3) Analyze investments
Alternative investment fund managers must manage different alternative investments. For that, they must analyze every option to assess whether they can be profitable.
This analysis may include calculating financial metrics or ratio analysis. In some cases, managers also use software to perform this analysis. The primary goal of this process is to ensure the selection of the most beneficial investments.
4) Offer investment advisory services
Alternative investment fund managers also fulfill an advisory role. Under this role, they must provide recommendations about new investments.
Similarly, they must communicate new products to every investor. For that, they must also analyze various options. The advisory role is one of the most prominent features of the alternative investment fund manager position.

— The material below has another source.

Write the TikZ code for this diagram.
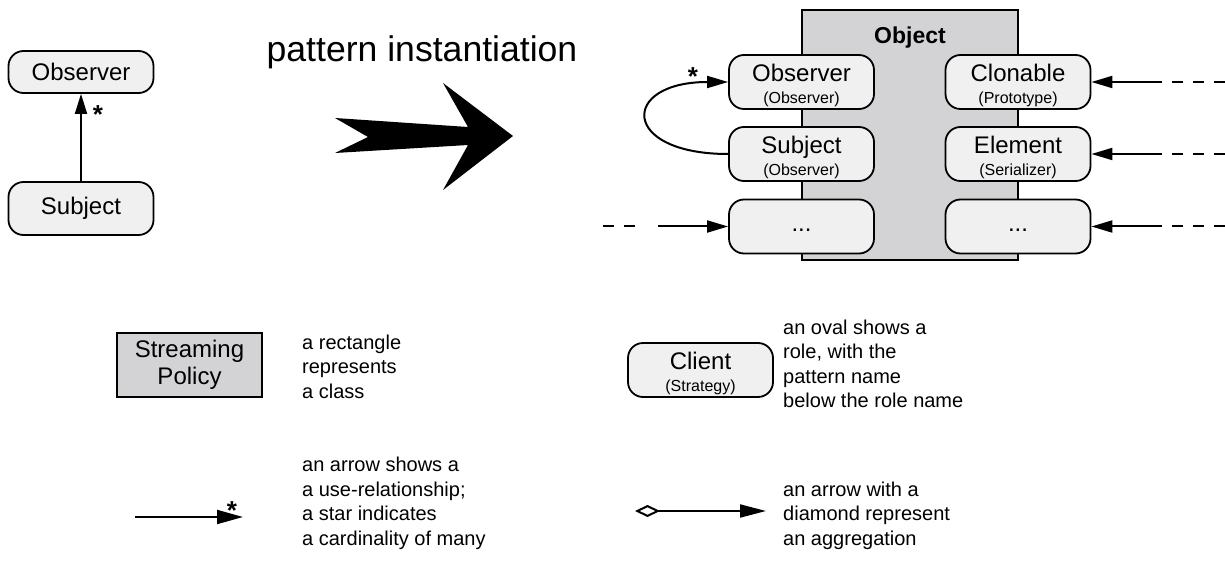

5) Reconcile investment values
Alternative investment funds require active management. Therefore, a manager’s role does not end when they invest in an asset. In addition to that, they must also reconcile investment values.
This process is crucial in assuring the investments are performing as expected. Usually, managers perform this reconciliation daily, weekly or monthly.
6) Manage a team
Alternative investment fund managers do not work alone. They also require a team of analysts, traders, and accountants.
However, they must also manage the team to ensure they work toward the same goals. On top of managing them, managers must also design and implement training activities. These activities are crucial in helping the team develop and improve their skills.
Conclusion
Alternative investments include assets that do not fall under traditional investments. Investors can pool their funds through alternative investment funds to invest in those assets.
Usually, each fund has a manager that handles its operations. The roles and responsibilities of an alternative investment fund manager include various tasks. Some of those are listed above.